**Task objective**
Restate the data below word for word. Skip any images it contains.
◇ ◇ ◇ ◇ ◇
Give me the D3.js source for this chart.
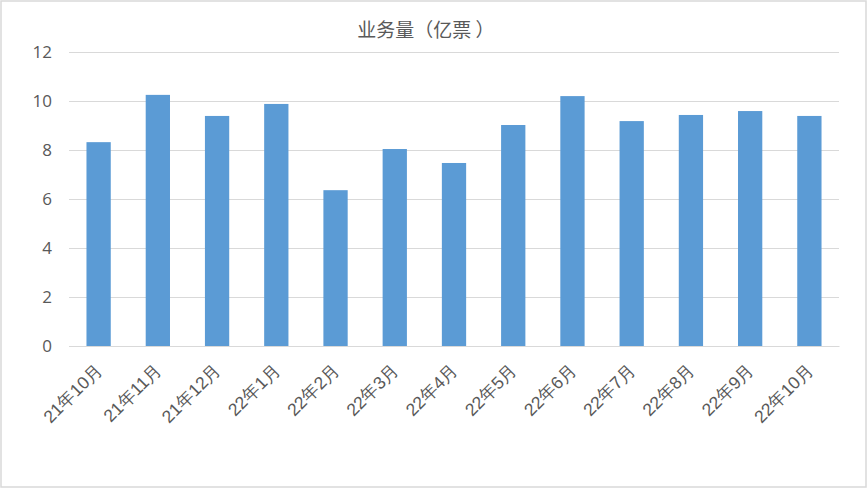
<!DOCTYPE html>
<html><head><meta charset="utf-8">
<script src="https://cdn.jsdelivr.net/npm/d3@7"></script>
<style>body{margin:0;background:#fff;}svg{display:block;font-family:"Noto Sans CJK SC","Noto Sans",sans-serif;}</style>
</head><body>
<svg id="c" width="867" height="488"></svg>
<script>
const categories = ["21年10月","21年11月","21年12月","22年1月","22年2月","22年3月","22年4月","22年5月","22年6月","22年7月","22年8月","22年9月","22年10月"];
const values = [8.32,10.25,9.39,9.88,6.36,8.04,7.47,9.02,10.20,9.18,9.43,9.59,9.39];
const yTicks = [0,2,4,6,8,10,12];
const title = "业务量（亿票 ）";

const svg = d3.select("#c");
svg.append("rect").attr("x",1).attr("y",1).attr("width",865).attr("height",486)
  .attr("fill","#fff").attr("stroke","#d9d9d9").attr("stroke-width",1.5);

const x = d3.scaleBand().domain(categories).range([69,839]).paddingInner(0.59).paddingOuter(0.295);
const y = d3.scaleLinear().domain([0,12]).range([346,52]);

svg.append("text").attr("x",426).attr("y",37).attr("text-anchor","middle")
  .style("font-size","19px").attr("fill","#595959").text(title);

const ga = svg.append("g").attr("transform","translate(69,0)")
  .call(d3.axisLeft(y).tickValues(yTicks).tickSize(-770).tickPadding(17));
ga.select(".domain").remove();
ga.selectAll(".tick line").attr("stroke","#d9d9d9").attr("stroke-width",1);
ga.selectAll(".tick text").style("font-size","17px").attr("fill","#595959").style("font-family","'Open Sans','Noto Sans',sans-serif");

svg.selectAll("rect.bar").data(values).join("rect").attr("class","bar")
  .attr("x",(d,i)=>x(categories[i])).attr("width",x.bandwidth())
  .attr("y",d=>y(d)).attr("height",d=>y(0)-y(d)).attr("fill","#5b9bd5");

const gx = svg.append("g").attr("transform","translate(0,346)")
  .call(d3.axisBottom(x).tickSize(0).tickPadding(0));
gx.select(".domain").attr("stroke","#d9d9d9");
gx.selectAll(".tick text").style("font-size","17.5px").attr("fill","#595959")
  .attr("text-anchor","end").attr("dy",0)
  .attr("transform","translate(5,25) rotate(-45)");
</script>
</body></html>
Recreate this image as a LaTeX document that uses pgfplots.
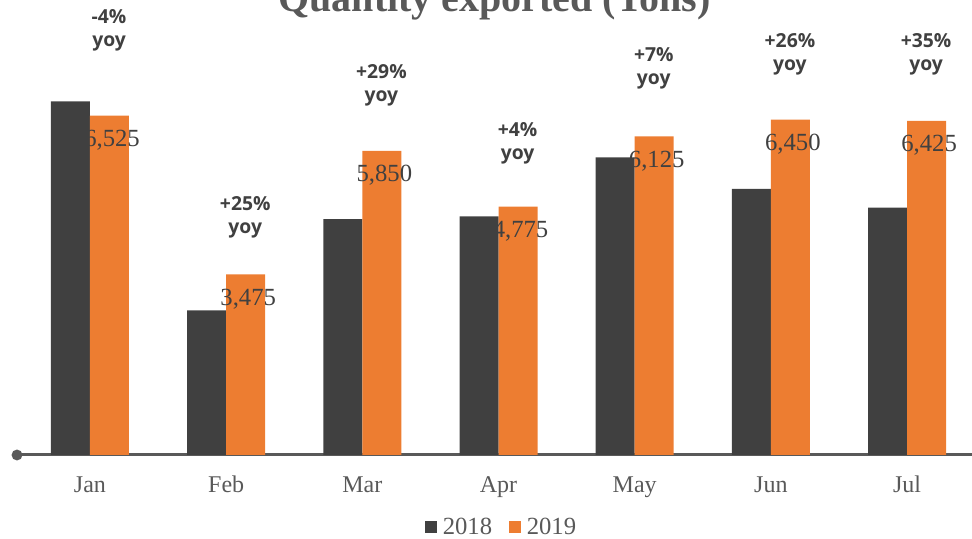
\documentclass[border=0pt]{standalone}
\usepackage{pgfplots}
\pgfplotsset{compat=1.18}
\usepackage{fontspec}
\setmainfont{Liberation Serif}
\newfontfamily\yoyfont{Open Sans}
\definecolor{dk}{HTML}{404040}
\definecolor{org}{HTML}{ED7D31}
\definecolor{axg}{HTML}{595959}
\begin{document}
\begin{tikzpicture}
\begin{axis}[
 at={(0pt,0pt)}, anchor=south west,
 scale only axis, width=716.25pt, height=341.25pt,
 xmin=-0.536, xmax=6.477, ymin=0, ymax=8750,
 ybar=0pt, bar width=29.25pt,
 axis y line=none, axis x line=bottom,
 x axis line style={-, line width=2.25pt, color=axg},
 xtick={0,...,6}, xticklabels={Jan,Feb,Mar,Apr,May,Jun,Jul},
 major tick length=0pt,
 xticklabel style={anchor=base, yshift=-28.5pt, font=\fontsize{18}{20}\selectfont, text=axg},
 clip=false,
 legend style={at={(0.508,-0.158)}, anchor=center, draw=none, legend columns=-1,
   font=\fontsize{18.5}{20}\selectfont, text=axg,
   /tikz/every odd column/.append style={column sep=2pt},
   /tikz/every even column/.append style={column sep=11pt}},
 /pgf/number format/assume math mode=true,
]
\addplot[fill=dk, draw=none,
  legend image code/.code={\fill[dk] (0pt,-4.5pt) rectangle (9pt,4.5pt);}]
  coordinates {(0,6800) (1,2780) (2,4535) (3,4591) (4,5724) (5,5119) (6,4759)};
\addplot[fill=org, draw=none,
  nodes near coords={\pgfmathprintnumber[1000 sep={,}]{\pgfplotspointmeta}},
  every node near coord/.append style={anchor=base, yshift=-23.25pt, xshift=1.9pt,
     font=\fontsize{18.5}{20}\selectfont, text=dk},
  legend image code/.code={\fill[org] (0pt,-4.5pt) rectangle (9pt,4.5pt);}]
  coordinates {(0,6525) (1,3475) (2,5850) (3,4775) (4,6125) (5,6450) (6,6425)};
\legend{2018,2019}
\fill[axg] (rel axis cs:0,0) circle (4.1pt);
\node[font=\fontsize{30}{32}\selectfont\bfseries, text=axg, anchor=base, yshift=-9pt]
  at (rel axis cs:0.5,1) {Quantity exported (Tons)};
\tikzset{yoy/.style={font=\yoyfont\bfseries\fontsize{14.5}{17.5}\selectfont, text=dk, align=center, anchor=center}}
\node[yoy] at (axis cs:0.14,8173) {-4\%\\yoy};
\node[yoy] at (axis cs:1.14,4577) {+25\%\\yoy};
\node[yoy] at (axis cs:2.14,7115) {+29\%\\yoy};
\node[yoy] at (axis cs:3.14,6000) {+4\%\\yoy};
\node[yoy] at (axis cs:4.14,7442) {+7\%\\yoy};
\node[yoy] at (axis cs:5.14,7711) {+26\%\\yoy};
\node[yoy] at (axis cs:6.14,7711) {+35\%\\yoy};
\end{axis}
\pgfresetboundingbox
\path[use as bounding box] (-12.75pt,-63pt) rectangle (716.25pt,341.25pt);
\end{tikzpicture}
\end{document}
◇ ◇ ◇ ◇ ◇
**Task answer**
Give me the D3.js source for this chart.
<!DOCTYPE html>
<html><head><meta charset="utf-8">
<script src="https://cdn.jsdelivr.net/npm/d3@7"></script>
<style>body{margin:0;background:#fff;}svg{display:block;font-family:"Noto Sans CJK SC","Noto Sans",sans-serif;}</style>
</head><body>
<svg id="c" width="867" height="488"></svg>
<script>
const categories = ["21年10月","21年11月","21年12月","22年1月","22年2月","22年3月","22年4月","22年5月","22年6月","22年7月","22年8月","22年9月","22年10月"];
const values = [8.32,10.25,9.39,9.88,6.36,8.04,7.47,9.02,10.20,9.18,9.43,9.59,9.39];
const yTicks = [0,2,4,6,8,10,12];
const title = "业务量（亿票 ）";

const svg = d3.select("#c");
svg.append("rect").attr("x",1).attr("y",1).attr("width",865).attr("height",486)
  .attr("fill","#fff").attr("stroke","#d9d9d9").attr("stroke-width",1.5);

const x = d3.scaleBand().domain(categories).range([69,839]).paddingInner(0.59).paddingOuter(0.295);
const y = d3.scaleLinear().domain([0,12]).range([346,52]);

svg.append("text").attr("x",426).attr("y",37).attr("text-anchor","middle")
  .style("font-size","19px").attr("fill","#595959").text(title);

const ga = svg.append("g").attr("transform","translate(69,0)")
  .call(d3.axisLeft(y).tickValues(yTicks).tickSize(-770).tickPadding(17));
ga.select(".domain").remove();
ga.selectAll(".tick line").attr("stroke","#d9d9d9").attr("stroke-width",1);
ga.selectAll(".tick text").style("font-size","17px").attr("fill","#595959").style("font-family","'Open Sans','Noto Sans',sans-serif");

svg.selectAll("rect.bar").data(values).join("rect").attr("class","bar")
  .attr("x",(d,i)=>x(categories[i])).attr("width",x.bandwidth())
  .attr("y",d=>y(d)).attr("height",d=>y(0)-y(d)).attr("fill","#5b9bd5");

const gx = svg.append("g").attr("transform","translate(0,346)")
  .call(d3.axisBottom(x).tickSize(0).tickPadding(0));
gx.select(".domain").attr("stroke","#d9d9d9");
gx.selectAll(".tick text").style("font-size","17.5px").attr("fill","#595959")
  .attr("text-anchor","end").attr("dy",0)
  .attr("transform","translate(5,25) rotate(-45)");
</script>
</body></html>
Recreate this image as a LaTeX document that uses pgfplots.
\documentclass[border=0pt]{standalone}
\usepackage{pgfplots}
\pgfplotsset{compat=1.18}
\usepackage{fontspec}
\setmainfont{Liberation Serif}
\newfontfamily\yoyfont{Open Sans}
\definecolor{dk}{HTML}{404040}
\definecolor{org}{HTML}{ED7D31}
\definecolor{axg}{HTML}{595959}
\begin{document}
\begin{tikzpicture}
\begin{axis}[
 at={(0pt,0pt)}, anchor=south west,
 scale only axis, width=716.25pt, height=341.25pt,
 xmin=-0.536, xmax=6.477, ymin=0, ymax=8750,
 ybar=0pt, bar width=29.25pt,
 axis y line=none, axis x line=bottom,
 x axis line style={-, line width=2.25pt, color=axg},
 xtick={0,...,6}, xticklabels={Jan,Feb,Mar,Apr,May,Jun,Jul},
 major tick length=0pt,
 xticklabel style={anchor=base, yshift=-28.5pt, font=\fontsize{18}{20}\selectfont, text=axg},
 clip=false,
 legend style={at={(0.508,-0.158)}, anchor=center, draw=none, legend columns=-1,
   font=\fontsize{18.5}{20}\selectfont, text=axg,
   /tikz/every odd column/.append style={column sep=2pt},
   /tikz/every even column/.append style={column sep=11pt}},
 /pgf/number format/assume math mode=true,
]
\addplot[fill=dk, draw=none,
  legend image code/.code={\fill[dk] (0pt,-4.5pt) rectangle (9pt,4.5pt);}]
  coordinates {(0,6800) (1,2780) (2,4535) (3,4591) (4,5724) (5,5119) (6,4759)};
\addplot[fill=org, draw=none,
  nodes near coords={\pgfmathprintnumber[1000 sep={,}]{\pgfplotspointmeta}},
  every node near coord/.append style={anchor=base, yshift=-23.25pt, xshift=1.9pt,
     font=\fontsize{18.5}{20}\selectfont, text=dk},
  legend image code/.code={\fill[org] (0pt,-4.5pt) rectangle (9pt,4.5pt);}]
  coordinates {(0,6525) (1,3475) (2,5850) (3,4775) (4,6125) (5,6450) (6,6425)};
\legend{2018,2019}
\fill[axg] (rel axis cs:0,0) circle (4.1pt);
\node[font=\fontsize{30}{32}\selectfont\bfseries, text=axg, anchor=base, yshift=-9pt]
  at (rel axis cs:0.5,1) {Quantity exported (Tons)};
\tikzset{yoy/.style={font=\yoyfont\bfseries\fontsize{14.5}{17.5}\selectfont, text=dk, align=center, anchor=center}}
\node[yoy] at (axis cs:0.14,8173) {-4\%\\yoy};
\node[yoy] at (axis cs:1.14,4577) {+25\%\\yoy};
\node[yoy] at (axis cs:2.14,7115) {+29\%\\yoy};
\node[yoy] at (axis cs:3.14,6000) {+4\%\\yoy};
\node[yoy] at (axis cs:4.14,7442) {+7\%\\yoy};
\node[yoy] at (axis cs:5.14,7711) {+26\%\\yoy};
\node[yoy] at (axis cs:6.14,7711) {+35\%\\yoy};
\end{axis}
\pgfresetboundingbox
\path[use as bounding box] (-12.75pt,-63pt) rectangle (716.25pt,341.25pt);
\end{tikzpicture}
\end{document}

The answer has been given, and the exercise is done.